- [PROBLEM DESCRIPTION]: All of the listing below must be repeated word for word. Pictures are the only thing to omit.
··· DATA EXTRACT ···
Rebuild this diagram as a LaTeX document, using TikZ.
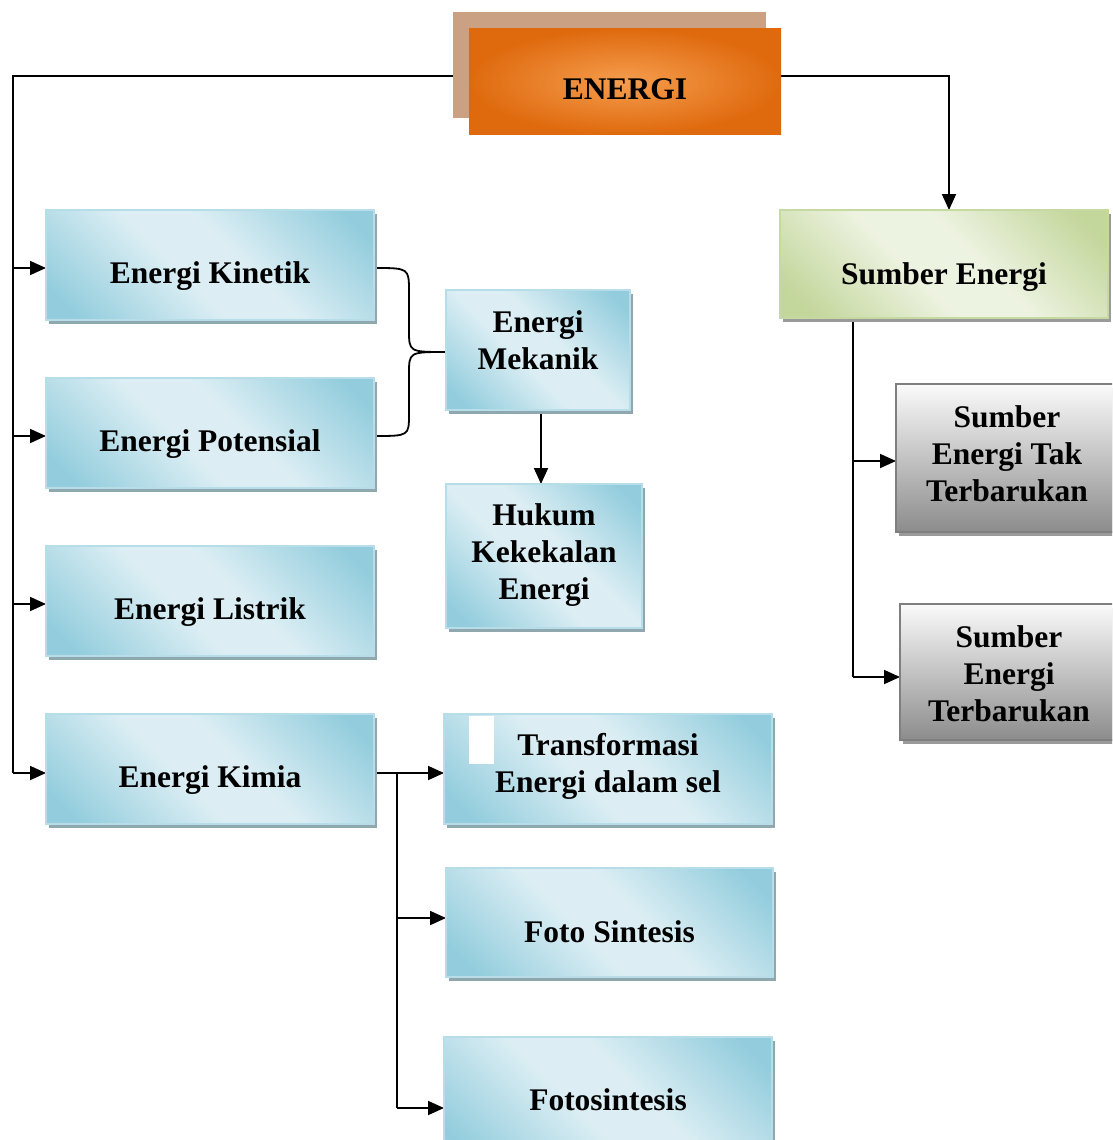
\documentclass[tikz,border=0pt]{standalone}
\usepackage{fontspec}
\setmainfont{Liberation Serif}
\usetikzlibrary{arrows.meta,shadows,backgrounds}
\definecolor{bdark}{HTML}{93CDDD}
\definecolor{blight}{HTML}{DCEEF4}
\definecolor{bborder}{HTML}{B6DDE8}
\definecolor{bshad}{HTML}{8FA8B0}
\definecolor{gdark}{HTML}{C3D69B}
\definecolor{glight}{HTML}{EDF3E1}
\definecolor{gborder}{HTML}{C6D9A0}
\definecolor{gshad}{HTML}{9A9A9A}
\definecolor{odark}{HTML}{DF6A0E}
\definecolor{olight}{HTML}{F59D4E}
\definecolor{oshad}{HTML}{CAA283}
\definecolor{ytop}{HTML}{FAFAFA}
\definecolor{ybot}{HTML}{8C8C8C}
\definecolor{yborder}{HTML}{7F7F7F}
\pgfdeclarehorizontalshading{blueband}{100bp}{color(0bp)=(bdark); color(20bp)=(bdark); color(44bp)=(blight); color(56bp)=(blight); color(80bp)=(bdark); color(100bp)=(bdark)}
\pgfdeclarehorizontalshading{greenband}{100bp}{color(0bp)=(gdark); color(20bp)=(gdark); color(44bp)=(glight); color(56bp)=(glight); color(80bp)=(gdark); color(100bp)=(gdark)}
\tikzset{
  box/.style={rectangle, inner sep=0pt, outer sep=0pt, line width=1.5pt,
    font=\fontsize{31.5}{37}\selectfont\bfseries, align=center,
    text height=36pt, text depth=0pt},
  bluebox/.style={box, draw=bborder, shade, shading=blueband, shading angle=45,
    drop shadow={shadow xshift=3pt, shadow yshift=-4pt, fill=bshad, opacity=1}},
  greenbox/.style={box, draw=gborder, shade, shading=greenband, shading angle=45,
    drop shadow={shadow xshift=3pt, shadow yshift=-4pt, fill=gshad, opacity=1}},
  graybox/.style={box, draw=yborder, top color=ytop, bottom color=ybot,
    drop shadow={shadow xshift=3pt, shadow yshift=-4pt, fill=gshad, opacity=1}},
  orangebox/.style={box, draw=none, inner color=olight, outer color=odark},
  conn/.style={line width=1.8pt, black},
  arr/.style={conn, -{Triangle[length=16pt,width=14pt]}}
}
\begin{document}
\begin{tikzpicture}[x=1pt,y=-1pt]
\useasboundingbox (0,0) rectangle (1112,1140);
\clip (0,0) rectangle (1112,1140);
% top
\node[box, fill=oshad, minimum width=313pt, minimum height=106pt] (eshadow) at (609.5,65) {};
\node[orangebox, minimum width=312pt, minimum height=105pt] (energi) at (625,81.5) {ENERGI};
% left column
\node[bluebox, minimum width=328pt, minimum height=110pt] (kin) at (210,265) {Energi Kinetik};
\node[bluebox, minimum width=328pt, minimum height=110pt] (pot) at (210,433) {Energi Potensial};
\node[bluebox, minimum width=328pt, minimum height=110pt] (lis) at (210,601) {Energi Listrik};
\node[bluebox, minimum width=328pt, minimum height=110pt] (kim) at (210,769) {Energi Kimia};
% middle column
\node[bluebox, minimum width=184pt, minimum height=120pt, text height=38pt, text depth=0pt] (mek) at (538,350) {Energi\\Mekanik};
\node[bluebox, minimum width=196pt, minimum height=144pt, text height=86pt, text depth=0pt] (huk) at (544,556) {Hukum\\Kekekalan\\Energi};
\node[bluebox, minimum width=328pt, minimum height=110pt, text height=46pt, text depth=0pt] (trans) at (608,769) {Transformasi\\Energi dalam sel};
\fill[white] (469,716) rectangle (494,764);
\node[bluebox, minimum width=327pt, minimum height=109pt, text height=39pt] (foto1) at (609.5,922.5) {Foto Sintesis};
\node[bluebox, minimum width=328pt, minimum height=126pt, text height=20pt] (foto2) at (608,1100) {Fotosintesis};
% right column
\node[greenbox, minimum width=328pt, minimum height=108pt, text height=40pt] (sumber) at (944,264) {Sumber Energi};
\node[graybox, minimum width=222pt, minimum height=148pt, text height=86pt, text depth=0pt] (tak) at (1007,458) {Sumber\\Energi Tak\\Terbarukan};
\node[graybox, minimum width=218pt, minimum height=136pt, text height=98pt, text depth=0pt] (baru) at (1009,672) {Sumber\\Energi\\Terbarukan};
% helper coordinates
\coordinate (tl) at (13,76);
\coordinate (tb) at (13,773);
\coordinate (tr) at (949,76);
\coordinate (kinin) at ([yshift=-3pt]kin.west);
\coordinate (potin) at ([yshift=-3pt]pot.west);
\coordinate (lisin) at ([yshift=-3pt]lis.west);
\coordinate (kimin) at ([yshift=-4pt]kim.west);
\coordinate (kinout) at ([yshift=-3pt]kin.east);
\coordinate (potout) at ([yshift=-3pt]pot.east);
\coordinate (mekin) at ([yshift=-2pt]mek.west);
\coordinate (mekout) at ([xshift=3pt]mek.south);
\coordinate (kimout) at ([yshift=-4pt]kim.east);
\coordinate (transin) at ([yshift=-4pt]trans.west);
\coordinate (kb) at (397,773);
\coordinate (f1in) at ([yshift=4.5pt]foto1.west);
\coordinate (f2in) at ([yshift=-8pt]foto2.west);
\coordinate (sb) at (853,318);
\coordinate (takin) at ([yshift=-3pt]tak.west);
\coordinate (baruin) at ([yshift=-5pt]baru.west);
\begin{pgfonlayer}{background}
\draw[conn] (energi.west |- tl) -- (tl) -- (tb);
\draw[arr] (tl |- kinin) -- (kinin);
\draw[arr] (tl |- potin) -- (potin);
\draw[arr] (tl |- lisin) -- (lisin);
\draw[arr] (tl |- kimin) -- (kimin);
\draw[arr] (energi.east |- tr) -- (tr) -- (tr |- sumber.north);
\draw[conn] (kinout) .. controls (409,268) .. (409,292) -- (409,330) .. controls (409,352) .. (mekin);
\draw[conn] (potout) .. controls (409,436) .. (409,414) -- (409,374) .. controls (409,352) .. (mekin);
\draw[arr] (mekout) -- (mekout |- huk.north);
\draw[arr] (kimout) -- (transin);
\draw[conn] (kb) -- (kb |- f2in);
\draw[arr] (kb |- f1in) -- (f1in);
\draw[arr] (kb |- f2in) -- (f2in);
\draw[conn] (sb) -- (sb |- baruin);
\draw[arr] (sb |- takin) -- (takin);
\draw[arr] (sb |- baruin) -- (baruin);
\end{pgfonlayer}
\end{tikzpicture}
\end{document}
···
- [REPLY TO THE TASK]:
Rebuild this diagram as a LaTeX document, using TikZ.
\documentclass[tikz,border=0pt]{standalone}
\usepackage{fontspec}
\setmainfont{Liberation Serif}
\usetikzlibrary{arrows.meta,shadows,backgrounds}
\definecolor{bdark}{HTML}{93CDDD}
\definecolor{blight}{HTML}{DCEEF4}
\definecolor{bborder}{HTML}{B6DDE8}
\definecolor{bshad}{HTML}{8FA8B0}
\definecolor{gdark}{HTML}{C3D69B}
\definecolor{glight}{HTML}{EDF3E1}
\definecolor{gborder}{HTML}{C6D9A0}
\definecolor{gshad}{HTML}{9A9A9A}
\definecolor{odark}{HTML}{DF6A0E}
\definecolor{olight}{HTML}{F59D4E}
\definecolor{oshad}{HTML}{CAA283}
\definecolor{ytop}{HTML}{FAFAFA}
\definecolor{ybot}{HTML}{8C8C8C}
\definecolor{yborder}{HTML}{7F7F7F}
\pgfdeclarehorizontalshading{blueband}{100bp}{color(0bp)=(bdark); color(20bp)=(bdark); color(44bp)=(blight); color(56bp)=(blight); color(80bp)=(bdark); color(100bp)=(bdark)}
\pgfdeclarehorizontalshading{greenband}{100bp}{color(0bp)=(gdark); color(20bp)=(gdark); color(44bp)=(glight); color(56bp)=(glight); color(80bp)=(gdark); color(100bp)=(gdark)}
\tikzset{
  box/.style={rectangle, inner sep=0pt, outer sep=0pt, line width=1.5pt,
    font=\fontsize{31.5}{37}\selectfont\bfseries, align=center,
    text height=36pt, text depth=0pt},
  bluebox/.style={box, draw=bborder, shade, shading=blueband, shading angle=45,
    drop shadow={shadow xshift=3pt, shadow yshift=-4pt, fill=bshad, opacity=1}},
  greenbox/.style={box, draw=gborder, shade, shading=greenband, shading angle=45,
    drop shadow={shadow xshift=3pt, shadow yshift=-4pt, fill=gshad, opacity=1}},
  graybox/.style={box, draw=yborder, top color=ytop, bottom color=ybot,
    drop shadow={shadow xshift=3pt, shadow yshift=-4pt, fill=gshad, opacity=1}},
  orangebox/.style={box, draw=none, inner color=olight, outer color=odark},
  conn/.style={line width=1.8pt, black},
  arr/.style={conn, -{Triangle[length=16pt,width=14pt]}}
}
\begin{document}
\begin{tikzpicture}[x=1pt,y=-1pt]
\useasboundingbox (0,0) rectangle (1112,1140);
\clip (0,0) rectangle (1112,1140);
% top
\node[box, fill=oshad, minimum width=313pt, minimum height=106pt] (eshadow) at (609.5,65) {};
\node[orangebox, minimum width=312pt, minimum height=105pt] (energi) at (625,81.5) {ENERGI};
% left column
\node[bluebox, minimum width=328pt, minimum height=110pt] (kin) at (210,265) {Energi Kinetik};
\node[bluebox, minimum width=328pt, minimum height=110pt] (pot) at (210,433) {Energi Potensial};
\node[bluebox, minimum width=328pt, minimum height=110pt] (lis) at (210,601) {Energi Listrik};
\node[bluebox, minimum width=328pt, minimum height=110pt] (kim) at (210,769) {Energi Kimia};
% middle column
\node[bluebox, minimum width=184pt, minimum height=120pt, text height=38pt, text depth=0pt] (mek) at (538,350) {Energi\\Mekanik};
\node[bluebox, minimum width=196pt, minimum height=144pt, text height=86pt, text depth=0pt] (huk) at (544,556) {Hukum\\Kekekalan\\Energi};
\node[bluebox, minimum width=328pt, minimum height=110pt, text height=46pt, text depth=0pt] (trans) at (608,769) {Transformasi\\Energi dalam sel};
\fill[white] (469,716) rectangle (494,764);
\node[bluebox, minimum width=327pt, minimum height=109pt, text height=39pt] (foto1) at (609.5,922.5) {Foto Sintesis};
\node[bluebox, minimum width=328pt, minimum height=126pt, text height=20pt] (foto2) at (608,1100) {Fotosintesis};
% right column
\node[greenbox, minimum width=328pt, minimum height=108pt, text height=40pt] (sumber) at (944,264) {Sumber Energi};
\node[graybox, minimum width=222pt, minimum height=148pt, text height=86pt, text depth=0pt] (tak) at (1007,458) {Sumber\\Energi Tak\\Terbarukan};
\node[graybox, minimum width=218pt, minimum height=136pt, text height=98pt, text depth=0pt] (baru) at (1009,672) {Sumber\\Energi\\Terbarukan};
% helper coordinates
\coordinate (tl) at (13,76);
\coordinate (tb) at (13,773);
\coordinate (tr) at (949,76);
\coordinate (kinin) at ([yshift=-3pt]kin.west);
\coordinate (potin) at ([yshift=-3pt]pot.west);
\coordinate (lisin) at ([yshift=-3pt]lis.west);
\coordinate (kimin) at ([yshift=-4pt]kim.west);
\coordinate (kinout) at ([yshift=-3pt]kin.east);
\coordinate (potout) at ([yshift=-3pt]pot.east);
\coordinate (mekin) at ([yshift=-2pt]mek.west);
\coordinate (mekout) at ([xshift=3pt]mek.south);
\coordinate (kimout) at ([yshift=-4pt]kim.east);
\coordinate (transin) at ([yshift=-4pt]trans.west);
\coordinate (kb) at (397,773);
\coordinate (f1in) at ([yshift=4.5pt]foto1.west);
\coordinate (f2in) at ([yshift=-8pt]foto2.west);
\coordinate (sb) at (853,318);
\coordinate (takin) at ([yshift=-3pt]tak.west);
\coordinate (baruin) at ([yshift=-5pt]baru.west);
\begin{pgfonlayer}{background}
\draw[conn] (energi.west |- tl) -- (tl) -- (tb);
\draw[arr] (tl |- kinin) -- (kinin);
\draw[arr] (tl |- potin) -- (potin);
\draw[arr] (tl |- lisin) -- (lisin);
\draw[arr] (tl |- kimin) -- (kimin);
\draw[arr] (energi.east |- tr) -- (tr) -- (tr |- sumber.north);
\draw[conn] (kinout) .. controls (409,268) .. (409,292) -- (409,330) .. controls (409,352) .. (mekin);
\draw[conn] (potout) .. controls (409,436) .. (409,414) -- (409,374) .. controls (409,352) .. (mekin);
\draw[arr] (mekout) -- (mekout |- huk.north);
\draw[arr] (kimout) -- (transin);
\draw[conn] (kb) -- (kb |- f2in);
\draw[arr] (kb |- f1in) -- (f1in);
\draw[arr] (kb |- f2in) -- (f2in);
\draw[conn] (sb) -- (sb |- baruin);
\draw[arr] (sb |- takin) -- (takin);
\draw[arr] (sb |- baruin) -- (baruin);
\end{pgfonlayer}
\end{tikzpicture}
\end{document}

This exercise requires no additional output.